Now, let's shift gears and design the CLT trust to be an estate tax savings strategy instead of an income tax strategy. Here, instead of the taxpayer keeping the "reversionary interest" he instead gifts that interest to his children. So, at the end of the 5-year period the asset, and the growth and appreciation on the asset, passes to the children. The charity or charities selected by the taxpayer continue to receive the "lead interest" of $60,000 a year for 5 years.
Under this "non-grantor CLT" structure, instead of receiving an income tax deduction up front for $300,000 the taxpayer receives a "gift tax deduction" for $300,000. So, instead of reporting a gift of $1 million to the children on creation of the trust the taxpayer only reports a gift of $700,000. No gift taxes will be owed if the taxpayer subtracts the gift amount of $700,000 from his exemption amount of $5.400 million which can be used on a gift tax return instead of his estate tax return at death. Now, remember that the assumed IRS growth rate is only 1.5 percent on the assets when in reality the yield that we are anticipating is 8 percent. This drives that deduction to be larger than it would be with a higher IRS assumed growth rate.
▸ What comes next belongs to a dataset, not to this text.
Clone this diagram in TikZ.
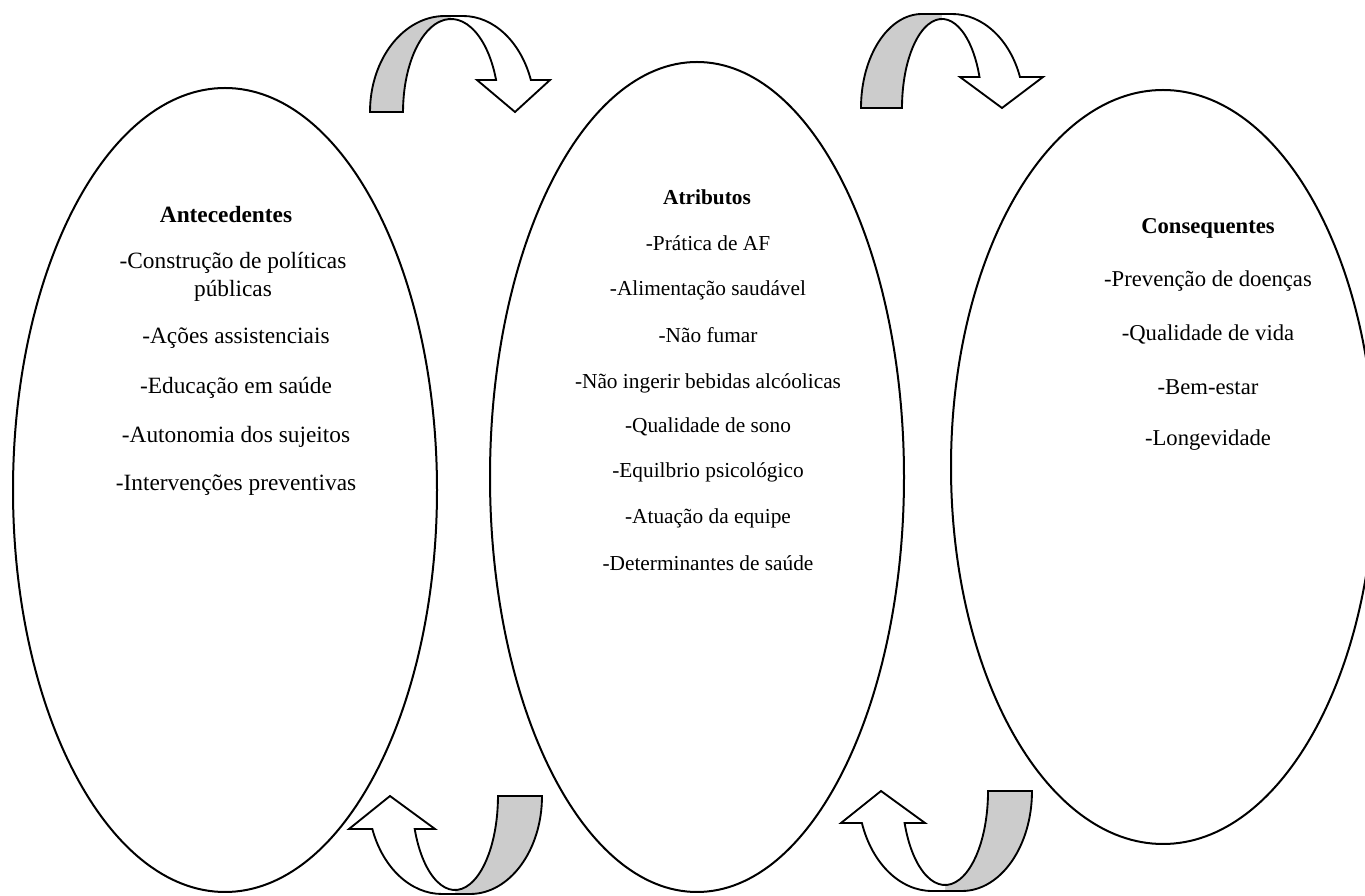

Now, if you really want to do something exciting, instead of funding the CLT with $1 million of stocks and bonds, fund the $1 million to a family limited partnership first and then gift limited partnership interests to the CLT. This will allow you to further "discount" the gift reported to the IRS by another $300,000 because the asset gifted can be discounted for lack of control and lack of marketability. (That is another discussion for another day,) So, on a gift of $1 million to the CLT, the amount of gift reported on the gift tax return using the taxpayer's exemption is only $400,000.
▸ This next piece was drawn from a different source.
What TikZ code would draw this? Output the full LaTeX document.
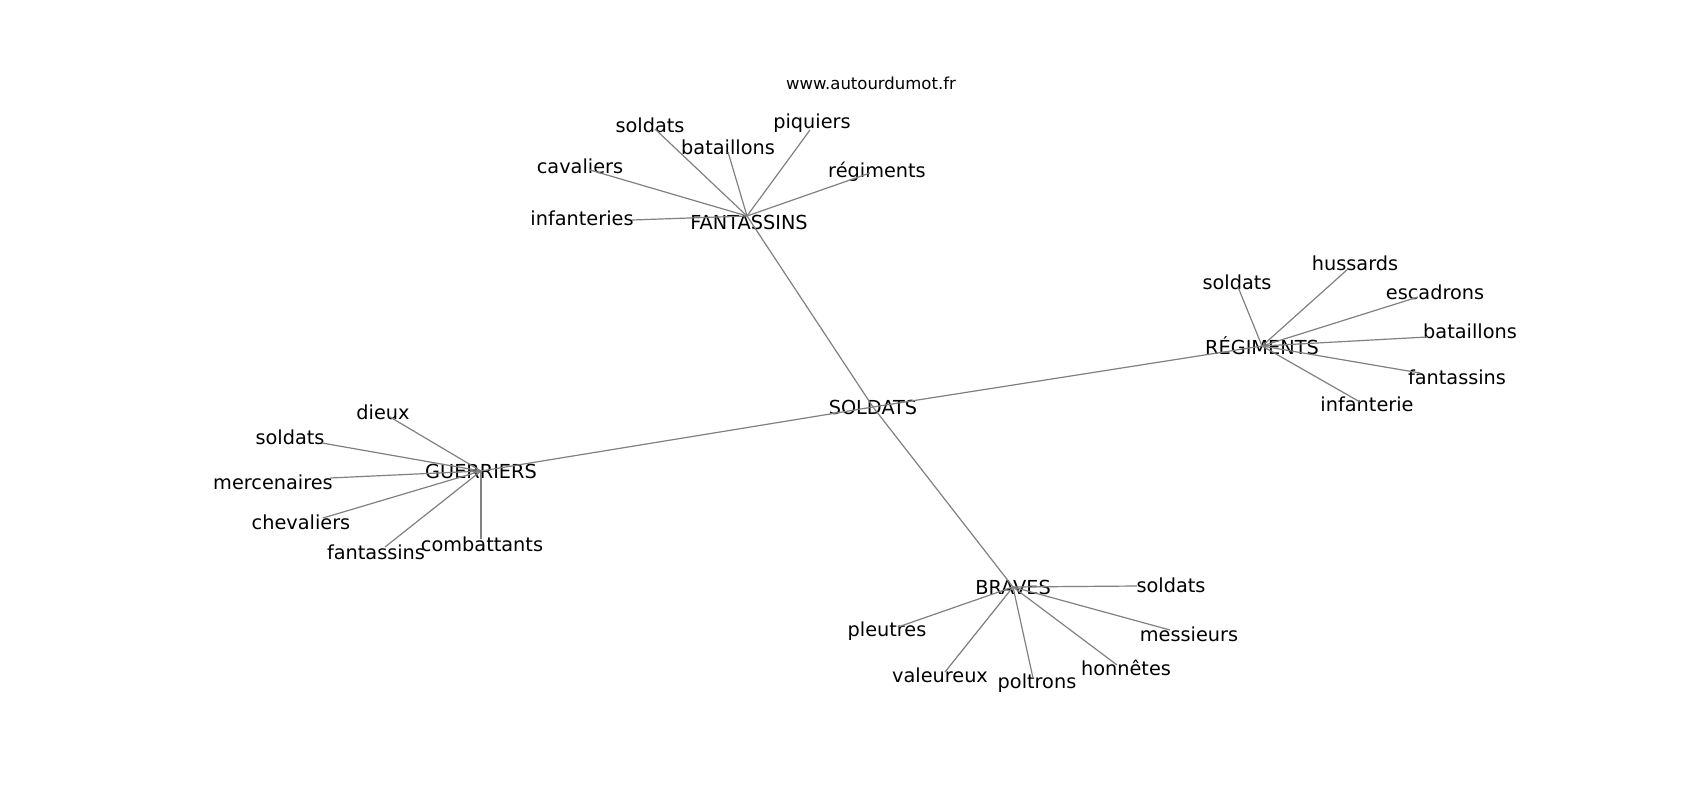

At the end of the 5 years, the CLT terminates and the asset and the growth passes to the taxpayer's children. In our example above, we are assuming that there will be $1.2 million in the CLT at the end of the 5-year period, after the payment of the $300,000 to charity. So, the thunder is that for a reportable gift of $400,000 to the IRS, the children receive an asset of $1.2 million 5 years from now and charity receives $300,000 spread over 5 years. I see the children smiling, and I see the client smiling, and I see the charity smiling. The only frown I see is on the IRS, but that's OK and it totally legal.
Under the non-grantor CLT, the one where the remainder interest passes to the children, the taxpayer does not get any income tax deductions up front. But, the trade-off is that during the 5-year period, the CLT does not have to pay income tax on the interest and dividends that it earns. So, the last tax benefit is that the CLT is growing income tax deferred, like an IRA, allowing larger growth and more money to be available for the children after the 5 years. The children win in four ways: the 30 percent discount from the Family Limited Partnership; the 30 percent charitable gift tax deduction; the appreciation of the assets during the 5 years above the payout percentage to the charity; and the fact that the assets are growing income tax deferred inside the CLT during the 5-year period.
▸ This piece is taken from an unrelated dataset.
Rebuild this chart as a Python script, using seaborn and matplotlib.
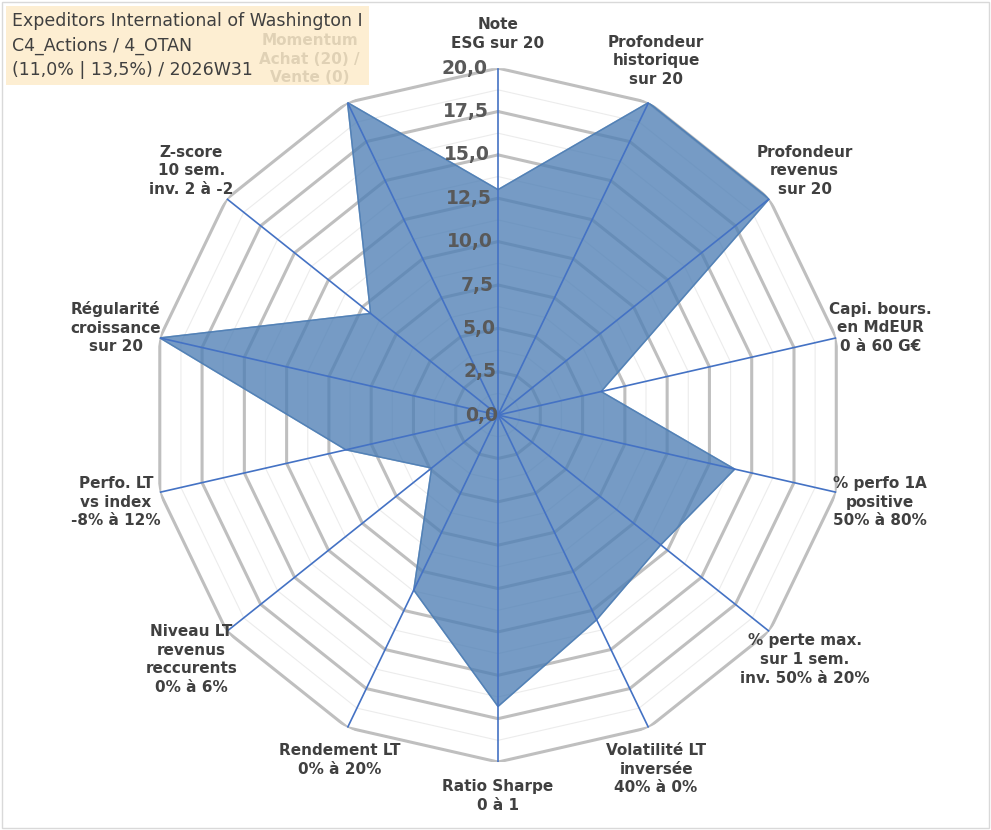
import numpy as np
import matplotlib
matplotlib.use("Agg")
import matplotlib.pyplot as plt
import seaborn as sns

# Critères (sens horaire depuis le haut)
labels = [
    "Note\nESG sur 20",
    "Profondeur\nhistorique\nsur 20",
    "Profondeur\nrevenus\nsur 20",
    "Capi. bours.\nen MdEUR\n0 à 60 G€",
    "% perfo 1A\npositive\n50% à 80%",
    "% perte max.\nsur 1 sem.\ninv. 50% à 20%",
    "Volatilité LT\ninversée\n40% à 0%",
    "Ratio Sharpe\n0 à 1",
    "Rendement LT\n0% à 20%",
    "Niveau LT\nrevenus\nreccurents\n0% à 6%",
    "Perfo. LT\nvs index\n-8% à 12%",
    "Régularité\ncroissance\nsur 20",
    "Z-score\n10 sem.\ninv. 2 à -2",
    "Momentum\nAchat (20) /\nVente (0)",
]
scores = [13.0, 20.0, 20.0, 6.1, 14.0, 12.0, 13.1, 16.8, 11.2, 4.9, 9.0, 20.0, 9.4, 20.0]
ticks = [0, 2.5, 5, 7.5, 10, 12.5, 15, 17.5, 20]
title_lines = ["Expeditors International of Washington I",
               "C4_Actions / 4_OTAN",
               "(11,0% | 13,5%) / 2026W31"]

sns.set_style("white")
plt.rcParams['font.family'] = ['DejaVu Sans']

n = len(labels)
ang = np.linspace(0, 2 * np.pi, n, endpoint=False)
ang_c = np.append(ang, ang[0])

fig = plt.figure(figsize=(9.91, 8.30), dpi=100)
ax = fig.add_axes([0.1524, 0.0819, 0.7003, 0.836], projection='polar')
ax.set_theta_zero_location('N')
ax.set_theta_direction(-1)
ax.set_ylim(0, 20)
ax.grid(False)
ax.spines['polar'].set_visible(False)
ax.set_xticks([])
ax.set_yticks([])

# grille polygonale
for r in np.arange(1.25, 20.01, 1.25):
    major = abs(r / 2.5 - round(r / 2.5)) < 1e-6
    ax.plot(ang_c, [r] * (n + 1), color='#bfbfbf' if major else '#ececec',
            lw=2.2 if major else 0.8, zorder=1)

vals = np.append(scores, scores[0])
ax.fill(ang_c, vals, color='#4f7fb5', alpha=0.78, zorder=2)
ax.plot(ang_c, vals, color='#4f7fb5', lw=1, alpha=0.8, zorder=2)

for a in ang:
    ax.plot([a, a], [0, 20], color='#4472c4', lw=1.2, zorder=3)

for t in ticks:
    ax.text(-0.03, t, f"{t:.1f}".replace('.', ','), ha='right', va='center',
            fontsize=13.5, fontweight='bold', color='#595959', zorder=4)

for i, (a, lab) in enumerate(zip(ang, labels)):
    c = np.cos(a)
    va = 'bottom' if c > 0.8 else ('top' if c < -0.8 else 'center')
    r = 21.0 if abs(c) > 0.8 else 22.6
    if i == len(labels) - 1:
        a, r = a - 0.07, 21.9
    ax.annotate(lab, xy=(a, 20), xytext=(a, r), ha='center', va=va,
                fontsize=11, fontweight='bold', color='#404040',
                linespacing=1.3, zorder=4, annotation_clip=False)

fig.text(0.012, 0.985, "\n".join(title_lines), ha='left', va='top',
         fontsize=12.5, color='#404040', linespacing=1.45, zorder=10,
         bbox=dict(boxstyle='square,pad=0.35', facecolor='#fdeccb',
                   edgecolor='none', alpha=0.85))

fig.patches.append(plt.Rectangle((0.002, 0.002), 0.996, 0.996, transform=fig.transFigure,
                                 fill=False, edgecolor='#d9d9d9', lw=1))
fig.savefig("out.png", dpi=100)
Yes, it is true that the estate tax may be repealed under the Trump administration. However, it is also true that the gift tax will not be repealed. As such, the gifting rules that we have in effect will also remain after estate tax repeal. It seems to this author that if the estate tax is repealed, that most taxpayers will want to "download" as many assets as they can to trusts created for their children so that in the event the estate tax ever did come back (remember tax law changes are a certainty—and remember that the estate tax was repealed in 2010 for one year and was reinstated in 2011)—that these gifted assets are no longer part of an estate tax inclusion.